If there is one thing most Americans can agree on, it is that the quality of their government is bad and getting worse — except maybe it isn’t, at least at the state level. Statehouses have acted decisively on budgetary discipline while Washington dithers, shrinking aggregate deficits from $191 billion in the 2010 fiscal year to a projected $47 billion for FY 2013, according to the Center for Budget and Policy Priorities.
States are also in the midst of a governance and transparency revolution. That is the upshot of an annual survey on online access to public spending released last week by the U.S. Public Interest Research Group (U.S. PIRG). All but four of the 50 statehouses now offer easily navigable web sites where concerned citizens can monitor outlays down to the ‘check-book level,’ up from 32 in 2010, the D.C.-based watchdog found. “We were impressed to see the progress over the past few years,” says Phineas Baxandall, the USPIRG analyst who ran the project.

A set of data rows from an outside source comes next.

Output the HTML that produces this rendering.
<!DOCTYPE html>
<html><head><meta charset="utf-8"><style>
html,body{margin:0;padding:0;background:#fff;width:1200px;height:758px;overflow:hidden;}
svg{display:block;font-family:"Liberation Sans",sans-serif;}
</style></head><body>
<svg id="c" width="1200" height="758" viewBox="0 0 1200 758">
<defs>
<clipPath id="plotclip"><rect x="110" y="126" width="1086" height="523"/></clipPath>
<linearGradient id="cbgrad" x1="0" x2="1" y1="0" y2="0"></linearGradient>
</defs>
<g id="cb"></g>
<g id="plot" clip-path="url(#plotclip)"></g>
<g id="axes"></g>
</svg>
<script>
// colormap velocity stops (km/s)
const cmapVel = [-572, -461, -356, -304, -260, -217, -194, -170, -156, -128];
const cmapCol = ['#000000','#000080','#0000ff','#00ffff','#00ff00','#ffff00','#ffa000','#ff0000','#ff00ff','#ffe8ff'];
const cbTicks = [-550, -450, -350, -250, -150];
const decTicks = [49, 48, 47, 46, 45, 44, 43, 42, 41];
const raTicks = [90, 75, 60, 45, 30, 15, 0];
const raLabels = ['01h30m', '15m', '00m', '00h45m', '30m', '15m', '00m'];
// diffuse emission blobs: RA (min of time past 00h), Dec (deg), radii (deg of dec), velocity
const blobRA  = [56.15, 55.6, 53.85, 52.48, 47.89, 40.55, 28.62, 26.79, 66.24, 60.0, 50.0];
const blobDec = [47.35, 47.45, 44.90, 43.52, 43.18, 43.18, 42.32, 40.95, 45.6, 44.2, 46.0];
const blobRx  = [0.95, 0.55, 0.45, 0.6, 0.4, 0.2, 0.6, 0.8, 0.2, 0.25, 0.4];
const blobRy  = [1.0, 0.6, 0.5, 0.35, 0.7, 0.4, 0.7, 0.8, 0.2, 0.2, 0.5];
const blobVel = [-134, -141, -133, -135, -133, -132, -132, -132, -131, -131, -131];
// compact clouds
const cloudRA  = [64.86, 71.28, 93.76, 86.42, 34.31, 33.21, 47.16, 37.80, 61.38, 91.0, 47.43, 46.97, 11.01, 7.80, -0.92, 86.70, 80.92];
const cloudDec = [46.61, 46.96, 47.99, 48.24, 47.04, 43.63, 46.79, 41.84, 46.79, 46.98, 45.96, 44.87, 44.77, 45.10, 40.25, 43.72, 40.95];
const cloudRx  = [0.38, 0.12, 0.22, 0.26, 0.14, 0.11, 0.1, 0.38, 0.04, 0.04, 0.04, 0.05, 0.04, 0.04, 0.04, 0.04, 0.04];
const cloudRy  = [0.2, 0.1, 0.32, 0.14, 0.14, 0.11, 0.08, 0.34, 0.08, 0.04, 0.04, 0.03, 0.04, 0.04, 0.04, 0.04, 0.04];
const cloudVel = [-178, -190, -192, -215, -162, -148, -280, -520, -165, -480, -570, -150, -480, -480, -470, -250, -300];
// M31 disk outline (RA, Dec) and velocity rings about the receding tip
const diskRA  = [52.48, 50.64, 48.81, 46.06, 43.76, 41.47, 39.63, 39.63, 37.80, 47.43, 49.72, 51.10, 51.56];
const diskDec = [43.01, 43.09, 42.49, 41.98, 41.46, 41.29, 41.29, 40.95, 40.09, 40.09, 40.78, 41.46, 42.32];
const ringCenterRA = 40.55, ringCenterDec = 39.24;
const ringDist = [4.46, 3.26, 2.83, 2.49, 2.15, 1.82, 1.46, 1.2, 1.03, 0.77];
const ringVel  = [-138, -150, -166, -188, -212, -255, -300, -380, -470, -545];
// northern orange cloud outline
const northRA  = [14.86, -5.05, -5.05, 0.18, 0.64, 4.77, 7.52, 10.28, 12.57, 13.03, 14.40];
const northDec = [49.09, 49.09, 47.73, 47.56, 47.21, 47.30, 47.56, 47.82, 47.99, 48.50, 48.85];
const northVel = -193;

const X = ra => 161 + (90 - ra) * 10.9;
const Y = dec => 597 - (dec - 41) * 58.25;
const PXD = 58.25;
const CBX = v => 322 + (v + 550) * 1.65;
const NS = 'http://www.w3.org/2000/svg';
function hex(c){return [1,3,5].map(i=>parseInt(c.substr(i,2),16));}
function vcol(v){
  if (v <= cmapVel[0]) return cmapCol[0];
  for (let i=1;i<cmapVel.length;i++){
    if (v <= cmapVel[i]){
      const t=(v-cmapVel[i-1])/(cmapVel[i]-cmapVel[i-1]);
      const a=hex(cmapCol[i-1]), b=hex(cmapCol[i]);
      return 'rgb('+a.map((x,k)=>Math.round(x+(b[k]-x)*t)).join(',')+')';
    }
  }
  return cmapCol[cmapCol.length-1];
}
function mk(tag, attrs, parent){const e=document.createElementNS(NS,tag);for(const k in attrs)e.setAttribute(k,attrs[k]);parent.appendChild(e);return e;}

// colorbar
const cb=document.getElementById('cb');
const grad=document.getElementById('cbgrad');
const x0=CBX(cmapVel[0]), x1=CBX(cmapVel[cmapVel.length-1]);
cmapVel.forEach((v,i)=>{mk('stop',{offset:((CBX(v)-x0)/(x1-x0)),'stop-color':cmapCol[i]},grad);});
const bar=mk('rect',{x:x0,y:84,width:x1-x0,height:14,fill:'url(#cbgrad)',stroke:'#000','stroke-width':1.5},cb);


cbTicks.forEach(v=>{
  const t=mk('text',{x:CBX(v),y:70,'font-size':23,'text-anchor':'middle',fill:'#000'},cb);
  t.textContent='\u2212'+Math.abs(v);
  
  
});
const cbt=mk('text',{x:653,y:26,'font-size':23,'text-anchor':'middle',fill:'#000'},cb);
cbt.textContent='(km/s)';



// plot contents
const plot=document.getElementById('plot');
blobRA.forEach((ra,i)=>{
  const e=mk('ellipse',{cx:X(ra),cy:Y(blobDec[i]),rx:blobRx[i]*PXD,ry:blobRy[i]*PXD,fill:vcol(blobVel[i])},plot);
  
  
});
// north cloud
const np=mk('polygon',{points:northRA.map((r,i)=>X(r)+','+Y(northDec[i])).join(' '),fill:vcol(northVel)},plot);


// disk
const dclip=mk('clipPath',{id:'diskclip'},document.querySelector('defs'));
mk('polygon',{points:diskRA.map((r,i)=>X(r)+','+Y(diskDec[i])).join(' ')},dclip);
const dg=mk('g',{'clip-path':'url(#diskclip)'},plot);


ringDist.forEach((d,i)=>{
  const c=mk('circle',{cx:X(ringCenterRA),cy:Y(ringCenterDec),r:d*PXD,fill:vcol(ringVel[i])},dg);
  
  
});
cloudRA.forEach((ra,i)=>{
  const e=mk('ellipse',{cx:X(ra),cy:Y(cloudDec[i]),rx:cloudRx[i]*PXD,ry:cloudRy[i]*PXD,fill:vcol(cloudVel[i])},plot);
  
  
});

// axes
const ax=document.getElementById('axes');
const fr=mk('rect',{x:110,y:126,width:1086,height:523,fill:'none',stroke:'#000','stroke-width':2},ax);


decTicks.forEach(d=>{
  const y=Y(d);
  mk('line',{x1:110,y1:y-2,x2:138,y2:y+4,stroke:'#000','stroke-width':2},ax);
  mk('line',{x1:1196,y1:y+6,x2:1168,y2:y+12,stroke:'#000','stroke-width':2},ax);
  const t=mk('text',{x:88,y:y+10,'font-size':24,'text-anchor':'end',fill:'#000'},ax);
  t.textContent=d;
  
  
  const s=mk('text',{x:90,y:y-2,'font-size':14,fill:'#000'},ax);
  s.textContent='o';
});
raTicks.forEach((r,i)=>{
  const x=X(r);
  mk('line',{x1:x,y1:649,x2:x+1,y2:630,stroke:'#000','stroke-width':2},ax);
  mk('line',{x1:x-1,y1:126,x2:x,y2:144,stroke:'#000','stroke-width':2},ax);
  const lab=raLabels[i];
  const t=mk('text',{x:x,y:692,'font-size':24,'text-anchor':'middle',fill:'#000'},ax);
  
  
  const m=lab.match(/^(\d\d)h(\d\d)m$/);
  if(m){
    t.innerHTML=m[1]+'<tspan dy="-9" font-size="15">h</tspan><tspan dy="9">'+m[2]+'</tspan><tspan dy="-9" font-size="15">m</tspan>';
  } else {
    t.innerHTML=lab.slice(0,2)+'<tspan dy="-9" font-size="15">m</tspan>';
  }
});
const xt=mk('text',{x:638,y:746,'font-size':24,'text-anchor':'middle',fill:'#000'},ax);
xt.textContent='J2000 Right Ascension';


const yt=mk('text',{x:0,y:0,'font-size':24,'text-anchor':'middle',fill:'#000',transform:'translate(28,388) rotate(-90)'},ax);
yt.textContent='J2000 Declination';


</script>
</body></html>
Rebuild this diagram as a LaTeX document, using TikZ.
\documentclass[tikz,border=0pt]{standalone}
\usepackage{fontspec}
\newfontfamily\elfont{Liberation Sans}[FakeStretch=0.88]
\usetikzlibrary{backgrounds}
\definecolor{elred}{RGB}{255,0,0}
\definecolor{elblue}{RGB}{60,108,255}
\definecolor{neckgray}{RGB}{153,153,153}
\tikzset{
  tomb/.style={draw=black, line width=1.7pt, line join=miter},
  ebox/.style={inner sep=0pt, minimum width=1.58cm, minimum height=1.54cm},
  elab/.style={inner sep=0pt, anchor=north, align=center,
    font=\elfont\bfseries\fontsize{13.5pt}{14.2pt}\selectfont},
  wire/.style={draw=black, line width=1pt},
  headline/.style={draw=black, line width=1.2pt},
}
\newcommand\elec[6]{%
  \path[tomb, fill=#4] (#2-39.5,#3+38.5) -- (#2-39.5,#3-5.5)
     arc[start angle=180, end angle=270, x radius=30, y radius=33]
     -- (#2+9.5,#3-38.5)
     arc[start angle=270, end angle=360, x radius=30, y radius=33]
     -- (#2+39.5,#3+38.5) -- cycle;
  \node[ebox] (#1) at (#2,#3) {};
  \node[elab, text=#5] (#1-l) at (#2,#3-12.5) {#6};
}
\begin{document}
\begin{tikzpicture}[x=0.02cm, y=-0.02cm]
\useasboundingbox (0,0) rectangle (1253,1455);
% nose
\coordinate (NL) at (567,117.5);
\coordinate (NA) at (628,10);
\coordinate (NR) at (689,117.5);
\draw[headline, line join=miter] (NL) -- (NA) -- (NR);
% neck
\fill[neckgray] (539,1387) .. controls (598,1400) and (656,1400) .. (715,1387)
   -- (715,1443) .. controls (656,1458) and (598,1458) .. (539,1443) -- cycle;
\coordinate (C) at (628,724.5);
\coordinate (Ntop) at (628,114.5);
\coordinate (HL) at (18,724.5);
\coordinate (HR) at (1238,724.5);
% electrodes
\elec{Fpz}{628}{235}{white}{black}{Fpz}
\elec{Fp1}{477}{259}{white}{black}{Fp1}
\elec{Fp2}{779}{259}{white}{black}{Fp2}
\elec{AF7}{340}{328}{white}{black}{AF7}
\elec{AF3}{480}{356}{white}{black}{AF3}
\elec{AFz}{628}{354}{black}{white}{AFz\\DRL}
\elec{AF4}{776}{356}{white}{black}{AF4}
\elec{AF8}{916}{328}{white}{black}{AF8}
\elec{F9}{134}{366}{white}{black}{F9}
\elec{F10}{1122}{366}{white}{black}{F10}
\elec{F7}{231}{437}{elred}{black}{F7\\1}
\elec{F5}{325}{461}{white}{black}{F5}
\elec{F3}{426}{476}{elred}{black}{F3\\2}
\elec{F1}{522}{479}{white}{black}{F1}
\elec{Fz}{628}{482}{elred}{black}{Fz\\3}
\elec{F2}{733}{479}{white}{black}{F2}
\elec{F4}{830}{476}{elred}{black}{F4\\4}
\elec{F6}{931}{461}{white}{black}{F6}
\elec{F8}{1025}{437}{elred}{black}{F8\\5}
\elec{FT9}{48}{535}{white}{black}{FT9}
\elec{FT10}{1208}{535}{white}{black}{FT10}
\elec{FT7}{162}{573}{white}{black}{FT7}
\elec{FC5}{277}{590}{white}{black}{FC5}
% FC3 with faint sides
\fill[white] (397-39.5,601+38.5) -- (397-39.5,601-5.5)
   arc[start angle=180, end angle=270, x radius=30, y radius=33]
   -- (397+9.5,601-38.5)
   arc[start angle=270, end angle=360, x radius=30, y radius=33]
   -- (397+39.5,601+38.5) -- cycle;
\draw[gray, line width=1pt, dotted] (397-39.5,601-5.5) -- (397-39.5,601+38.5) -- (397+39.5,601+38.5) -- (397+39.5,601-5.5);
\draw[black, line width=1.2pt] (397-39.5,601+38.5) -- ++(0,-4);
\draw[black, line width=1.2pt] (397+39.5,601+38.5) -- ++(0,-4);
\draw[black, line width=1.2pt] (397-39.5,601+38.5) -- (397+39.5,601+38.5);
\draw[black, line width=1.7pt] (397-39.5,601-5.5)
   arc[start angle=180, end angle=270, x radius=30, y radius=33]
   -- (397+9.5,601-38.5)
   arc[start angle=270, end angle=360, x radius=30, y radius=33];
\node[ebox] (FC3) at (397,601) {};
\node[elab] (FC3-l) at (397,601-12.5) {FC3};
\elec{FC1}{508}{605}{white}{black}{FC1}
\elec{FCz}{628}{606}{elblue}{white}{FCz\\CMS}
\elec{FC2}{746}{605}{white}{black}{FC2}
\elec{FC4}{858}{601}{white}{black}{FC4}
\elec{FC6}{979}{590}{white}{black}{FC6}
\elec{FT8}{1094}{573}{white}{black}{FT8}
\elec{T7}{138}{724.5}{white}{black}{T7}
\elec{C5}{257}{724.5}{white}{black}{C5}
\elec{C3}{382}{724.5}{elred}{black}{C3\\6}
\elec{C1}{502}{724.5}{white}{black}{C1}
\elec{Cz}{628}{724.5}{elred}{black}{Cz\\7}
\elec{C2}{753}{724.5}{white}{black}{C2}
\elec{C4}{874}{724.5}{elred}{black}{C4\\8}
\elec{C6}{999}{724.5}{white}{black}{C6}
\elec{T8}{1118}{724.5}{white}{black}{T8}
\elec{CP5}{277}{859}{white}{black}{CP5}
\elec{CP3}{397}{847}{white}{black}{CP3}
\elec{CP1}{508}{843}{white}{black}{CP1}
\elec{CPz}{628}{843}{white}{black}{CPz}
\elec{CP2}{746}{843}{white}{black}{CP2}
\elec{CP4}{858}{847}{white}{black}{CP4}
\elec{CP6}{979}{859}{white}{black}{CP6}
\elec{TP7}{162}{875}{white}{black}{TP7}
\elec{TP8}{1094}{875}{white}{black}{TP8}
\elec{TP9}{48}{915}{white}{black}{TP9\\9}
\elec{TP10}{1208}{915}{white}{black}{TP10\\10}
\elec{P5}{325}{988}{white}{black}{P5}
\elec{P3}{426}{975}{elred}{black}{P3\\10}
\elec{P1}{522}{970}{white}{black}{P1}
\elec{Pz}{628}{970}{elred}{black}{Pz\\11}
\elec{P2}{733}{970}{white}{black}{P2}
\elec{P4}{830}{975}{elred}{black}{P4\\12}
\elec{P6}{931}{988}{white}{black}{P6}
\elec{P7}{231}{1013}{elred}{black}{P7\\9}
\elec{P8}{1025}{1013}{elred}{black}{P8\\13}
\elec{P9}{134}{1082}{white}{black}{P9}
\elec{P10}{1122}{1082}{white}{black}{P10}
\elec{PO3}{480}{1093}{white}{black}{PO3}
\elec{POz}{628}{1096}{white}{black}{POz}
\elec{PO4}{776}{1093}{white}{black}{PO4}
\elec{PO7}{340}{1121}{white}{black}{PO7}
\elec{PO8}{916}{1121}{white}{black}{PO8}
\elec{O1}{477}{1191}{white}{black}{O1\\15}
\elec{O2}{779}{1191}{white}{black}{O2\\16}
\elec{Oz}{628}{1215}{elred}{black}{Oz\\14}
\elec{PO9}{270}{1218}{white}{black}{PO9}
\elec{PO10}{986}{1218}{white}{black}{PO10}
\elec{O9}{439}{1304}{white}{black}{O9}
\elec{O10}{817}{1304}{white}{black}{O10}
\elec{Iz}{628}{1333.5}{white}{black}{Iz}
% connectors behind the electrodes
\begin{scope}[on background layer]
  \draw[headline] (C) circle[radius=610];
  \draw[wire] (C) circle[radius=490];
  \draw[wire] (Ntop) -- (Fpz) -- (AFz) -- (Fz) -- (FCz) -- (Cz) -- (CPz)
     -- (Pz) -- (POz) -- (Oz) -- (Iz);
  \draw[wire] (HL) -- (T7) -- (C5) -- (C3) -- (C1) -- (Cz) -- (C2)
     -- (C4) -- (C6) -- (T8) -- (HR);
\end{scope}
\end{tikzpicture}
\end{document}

The relative rankings of the states, which U.S. PIRG graded pedantically at A through F, also turned out to be encouragingly unpredictable. Republican and Democratic administrations were equally likely to be stars or dropouts. States with backwater reputations like Kentucky and West Virginia were among the A students, while supposed bastions of advancement like Wisconsin and Vermont both earned D-minuses. Texas was valedictorian with a grade of 98, though more thanks to independently elected comptroller Susan Combs than its famous governor Rick Perry, Baxandall says.
How relevant are these findings on transparency to bond investors? A bit, market pros say. Governance accounts for fully 30 percent of a state’s credit rating, says Emily Raimes, an analyst with Moody’s. But the agency looks at top-down best practices such as whether budgets and audits are delivered on time, as well as “initiatives and referendums that might interfere with the budgeting process.” (Take that, California.) “Transparency is not a part of governance that impacts ratings,” she says. Indeed, U.S. PIRG’s idea of virtue does not correlate with that of the ratings agencies. Iowa, which failed U.S. PIRG’s transparency test altogether, gets an AAA credit rating from Moody’s, while public access avatars such as Kentucky and Louisiana receive much weaker Aa2s.
Joseph Narens, a municipal credit analyst at fixed-income mega-investor Pimco, is less dismissive of U.S. PIRG’s work. Transparency is a precondition but not sufficient condition for buying bonds, he says. “If you’re not forthcoming, you’re dead.”
Information from the web sites U.S. PIRG monitors can be useful in seeing how efficiently a state government spends its current revenue, Narens adds. But bond analysts and buyers are at least equally concerned with future obligations for employee pensions and health care, a realm where statehouses can quickly get more murky. “Some of these governments have extremely underfunded pensions and no firm plans to do much about it,” he says.
Narens and Raimes both broadly agree with Baxandall that states are becoming more open with financial information, pushed by a combination of technology, federal securities market regulation and investors now more vigilant about credit risk since the 2007-2008 crisis. Baxandall does sound a warning note, though, about quasi-public agencies: port authorities, transit systems, water boards and the like that are heavy bond issuers in their own right.
While many of these bodies were originally spun off from state governments to make sure they could repay their borrowing from a clear revenue stream, they have largely ducked the transparency wave washing over elected officials. “They are lagging where they should lead,” Baxandall notes. That is something investors should certainly think about.